Instructions to follow »
Copy all the data exactly, except the pictures.

Given information »
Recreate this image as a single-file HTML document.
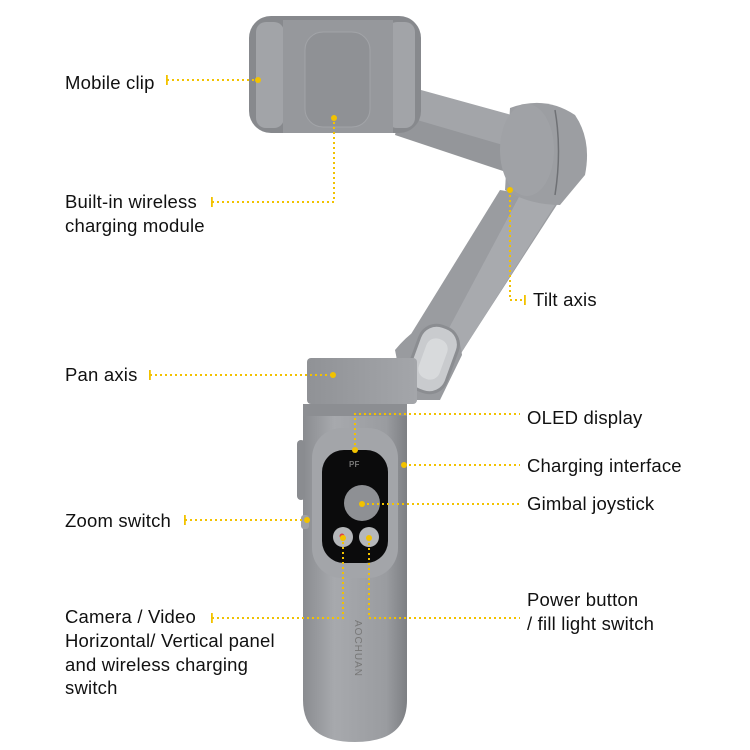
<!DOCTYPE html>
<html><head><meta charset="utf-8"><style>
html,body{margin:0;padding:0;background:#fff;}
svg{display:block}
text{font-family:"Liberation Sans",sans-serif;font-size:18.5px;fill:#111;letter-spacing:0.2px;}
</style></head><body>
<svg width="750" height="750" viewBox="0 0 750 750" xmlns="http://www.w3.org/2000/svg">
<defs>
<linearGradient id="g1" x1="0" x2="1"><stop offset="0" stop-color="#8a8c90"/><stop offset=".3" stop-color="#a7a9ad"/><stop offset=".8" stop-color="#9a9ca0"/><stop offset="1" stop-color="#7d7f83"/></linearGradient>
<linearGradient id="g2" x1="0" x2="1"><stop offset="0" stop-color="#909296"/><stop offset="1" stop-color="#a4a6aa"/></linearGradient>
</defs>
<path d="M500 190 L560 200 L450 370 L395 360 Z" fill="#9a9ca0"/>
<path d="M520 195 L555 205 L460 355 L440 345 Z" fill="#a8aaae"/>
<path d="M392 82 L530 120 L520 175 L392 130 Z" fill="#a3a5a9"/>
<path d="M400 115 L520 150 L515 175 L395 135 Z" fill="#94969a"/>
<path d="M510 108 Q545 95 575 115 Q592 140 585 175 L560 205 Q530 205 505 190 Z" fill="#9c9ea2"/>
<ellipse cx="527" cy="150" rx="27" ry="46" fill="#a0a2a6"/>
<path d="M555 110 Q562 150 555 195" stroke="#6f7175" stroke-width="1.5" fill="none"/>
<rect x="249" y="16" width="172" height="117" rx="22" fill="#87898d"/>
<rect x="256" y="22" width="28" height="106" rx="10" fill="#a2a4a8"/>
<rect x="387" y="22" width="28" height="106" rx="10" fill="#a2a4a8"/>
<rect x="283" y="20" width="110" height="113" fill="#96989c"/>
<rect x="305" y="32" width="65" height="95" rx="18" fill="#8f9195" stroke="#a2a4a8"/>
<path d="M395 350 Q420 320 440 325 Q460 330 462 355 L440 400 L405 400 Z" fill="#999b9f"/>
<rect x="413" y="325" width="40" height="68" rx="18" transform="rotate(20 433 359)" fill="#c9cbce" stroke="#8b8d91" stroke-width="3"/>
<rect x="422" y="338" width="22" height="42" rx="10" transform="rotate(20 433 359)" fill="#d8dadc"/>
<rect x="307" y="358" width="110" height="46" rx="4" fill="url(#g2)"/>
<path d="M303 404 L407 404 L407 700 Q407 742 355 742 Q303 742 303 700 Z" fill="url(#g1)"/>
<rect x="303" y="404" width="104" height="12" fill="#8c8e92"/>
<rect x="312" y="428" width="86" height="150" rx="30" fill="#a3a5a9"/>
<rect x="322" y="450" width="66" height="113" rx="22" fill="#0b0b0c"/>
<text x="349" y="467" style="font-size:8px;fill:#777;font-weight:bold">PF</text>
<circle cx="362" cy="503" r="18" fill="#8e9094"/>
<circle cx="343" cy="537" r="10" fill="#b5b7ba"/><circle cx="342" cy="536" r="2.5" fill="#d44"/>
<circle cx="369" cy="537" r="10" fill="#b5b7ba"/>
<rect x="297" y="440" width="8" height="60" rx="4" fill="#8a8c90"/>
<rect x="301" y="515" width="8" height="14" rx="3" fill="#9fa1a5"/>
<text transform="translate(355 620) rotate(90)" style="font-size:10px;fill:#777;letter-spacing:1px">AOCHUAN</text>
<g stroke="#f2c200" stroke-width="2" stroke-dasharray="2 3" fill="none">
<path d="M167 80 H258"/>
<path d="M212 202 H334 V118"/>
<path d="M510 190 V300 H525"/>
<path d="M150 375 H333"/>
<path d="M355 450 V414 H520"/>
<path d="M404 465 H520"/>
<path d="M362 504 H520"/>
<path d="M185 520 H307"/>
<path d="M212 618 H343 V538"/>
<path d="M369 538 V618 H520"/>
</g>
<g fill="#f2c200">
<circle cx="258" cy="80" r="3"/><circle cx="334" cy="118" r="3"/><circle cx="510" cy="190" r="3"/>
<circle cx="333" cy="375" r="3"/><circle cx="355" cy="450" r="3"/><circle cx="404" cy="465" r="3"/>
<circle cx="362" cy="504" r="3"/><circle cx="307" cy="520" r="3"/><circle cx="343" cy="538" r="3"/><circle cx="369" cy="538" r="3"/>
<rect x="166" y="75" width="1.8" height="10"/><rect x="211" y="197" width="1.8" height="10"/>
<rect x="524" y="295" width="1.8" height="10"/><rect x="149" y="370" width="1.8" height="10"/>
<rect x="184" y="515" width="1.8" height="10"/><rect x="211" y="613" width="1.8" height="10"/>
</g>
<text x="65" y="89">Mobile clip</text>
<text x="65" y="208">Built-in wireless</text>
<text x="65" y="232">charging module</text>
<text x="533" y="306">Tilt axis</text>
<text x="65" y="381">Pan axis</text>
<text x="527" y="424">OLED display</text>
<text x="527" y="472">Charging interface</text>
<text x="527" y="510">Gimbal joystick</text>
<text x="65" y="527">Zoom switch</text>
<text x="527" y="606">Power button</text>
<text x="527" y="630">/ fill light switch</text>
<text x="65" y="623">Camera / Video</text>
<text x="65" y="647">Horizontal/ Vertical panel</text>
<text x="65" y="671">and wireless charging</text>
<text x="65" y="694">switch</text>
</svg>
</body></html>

Worked answer »
Recreate this image as a single-file HTML document.
<!DOCTYPE html>
<html><head><meta charset="utf-8"><style>
html,body{margin:0;padding:0;background:#fff;}
svg{display:block}
text{font-family:"Liberation Sans",sans-serif;font-size:18.5px;fill:#111;letter-spacing:0.2px;}
</style></head><body>
<svg width="750" height="750" viewBox="0 0 750 750" xmlns="http://www.w3.org/2000/svg">
<defs>
<linearGradient id="g1" x1="0" x2="1"><stop offset="0" stop-color="#8a8c90"/><stop offset=".3" stop-color="#a7a9ad"/><stop offset=".8" stop-color="#9a9ca0"/><stop offset="1" stop-color="#7d7f83"/></linearGradient>
<linearGradient id="g2" x1="0" x2="1"><stop offset="0" stop-color="#909296"/><stop offset="1" stop-color="#a4a6aa"/></linearGradient>
</defs>
<path d="M500 190 L560 200 L450 370 L395 360 Z" fill="#9a9ca0"/>
<path d="M520 195 L555 205 L460 355 L440 345 Z" fill="#a8aaae"/>
<path d="M392 82 L530 120 L520 175 L392 130 Z" fill="#a3a5a9"/>
<path d="M400 115 L520 150 L515 175 L395 135 Z" fill="#94969a"/>
<path d="M510 108 Q545 95 575 115 Q592 140 585 175 L560 205 Q530 205 505 190 Z" fill="#9c9ea2"/>
<ellipse cx="527" cy="150" rx="27" ry="46" fill="#a0a2a6"/>
<path d="M555 110 Q562 150 555 195" stroke="#6f7175" stroke-width="1.5" fill="none"/>
<rect x="249" y="16" width="172" height="117" rx="22" fill="#87898d"/>
<rect x="256" y="22" width="28" height="106" rx="10" fill="#a2a4a8"/>
<rect x="387" y="22" width="28" height="106" rx="10" fill="#a2a4a8"/>
<rect x="283" y="20" width="110" height="113" fill="#96989c"/>
<rect x="305" y="32" width="65" height="95" rx="18" fill="#8f9195" stroke="#a2a4a8"/>
<path d="M395 350 Q420 320 440 325 Q460 330 462 355 L440 400 L405 400 Z" fill="#999b9f"/>
<rect x="413" y="325" width="40" height="68" rx="18" transform="rotate(20 433 359)" fill="#c9cbce" stroke="#8b8d91" stroke-width="3"/>
<rect x="422" y="338" width="22" height="42" rx="10" transform="rotate(20 433 359)" fill="#d8dadc"/>
<rect x="307" y="358" width="110" height="46" rx="4" fill="url(#g2)"/>
<path d="M303 404 L407 404 L407 700 Q407 742 355 742 Q303 742 303 700 Z" fill="url(#g1)"/>
<rect x="303" y="404" width="104" height="12" fill="#8c8e92"/>
<rect x="312" y="428" width="86" height="150" rx="30" fill="#a3a5a9"/>
<rect x="322" y="450" width="66" height="113" rx="22" fill="#0b0b0c"/>
<text x="349" y="467" style="font-size:8px;fill:#777;font-weight:bold">PF</text>
<circle cx="362" cy="503" r="18" fill="#8e9094"/>
<circle cx="343" cy="537" r="10" fill="#b5b7ba"/><circle cx="342" cy="536" r="2.5" fill="#d44"/>
<circle cx="369" cy="537" r="10" fill="#b5b7ba"/>
<rect x="297" y="440" width="8" height="60" rx="4" fill="#8a8c90"/>
<rect x="301" y="515" width="8" height="14" rx="3" fill="#9fa1a5"/>
<text transform="translate(355 620) rotate(90)" style="font-size:10px;fill:#777;letter-spacing:1px">AOCHUAN</text>
<g stroke="#f2c200" stroke-width="2" stroke-dasharray="2 3" fill="none">
<path d="M167 80 H258"/>
<path d="M212 202 H334 V118"/>
<path d="M510 190 V300 H525"/>
<path d="M150 375 H333"/>
<path d="M355 450 V414 H520"/>
<path d="M404 465 H520"/>
<path d="M362 504 H520"/>
<path d="M185 520 H307"/>
<path d="M212 618 H343 V538"/>
<path d="M369 538 V618 H520"/>
</g>
<g fill="#f2c200">
<circle cx="258" cy="80" r="3"/><circle cx="334" cy="118" r="3"/><circle cx="510" cy="190" r="3"/>
<circle cx="333" cy="375" r="3"/><circle cx="355" cy="450" r="3"/><circle cx="404" cy="465" r="3"/>
<circle cx="362" cy="504" r="3"/><circle cx="307" cy="520" r="3"/><circle cx="343" cy="538" r="3"/><circle cx="369" cy="538" r="3"/>
<rect x="166" y="75" width="1.8" height="10"/><rect x="211" y="197" width="1.8" height="10"/>
<rect x="524" y="295" width="1.8" height="10"/><rect x="149" y="370" width="1.8" height="10"/>
<rect x="184" y="515" width="1.8" height="10"/><rect x="211" y="613" width="1.8" height="10"/>
</g>
<text x="65" y="89">Mobile clip</text>
<text x="65" y="208">Built-in wireless</text>
<text x="65" y="232">charging module</text>
<text x="533" y="306">Tilt axis</text>
<text x="65" y="381">Pan axis</text>
<text x="527" y="424">OLED display</text>
<text x="527" y="472">Charging interface</text>
<text x="527" y="510">Gimbal joystick</text>
<text x="65" y="527">Zoom switch</text>
<text x="527" y="606">Power button</text>
<text x="527" y="630">/ fill light switch</text>
<text x="65" y="623">Camera / Video</text>
<text x="65" y="647">Horizontal/ Vertical panel</text>
<text x="65" y="671">and wireless charging</text>
<text x="65" y="694">switch</text>
</svg>
</body></html>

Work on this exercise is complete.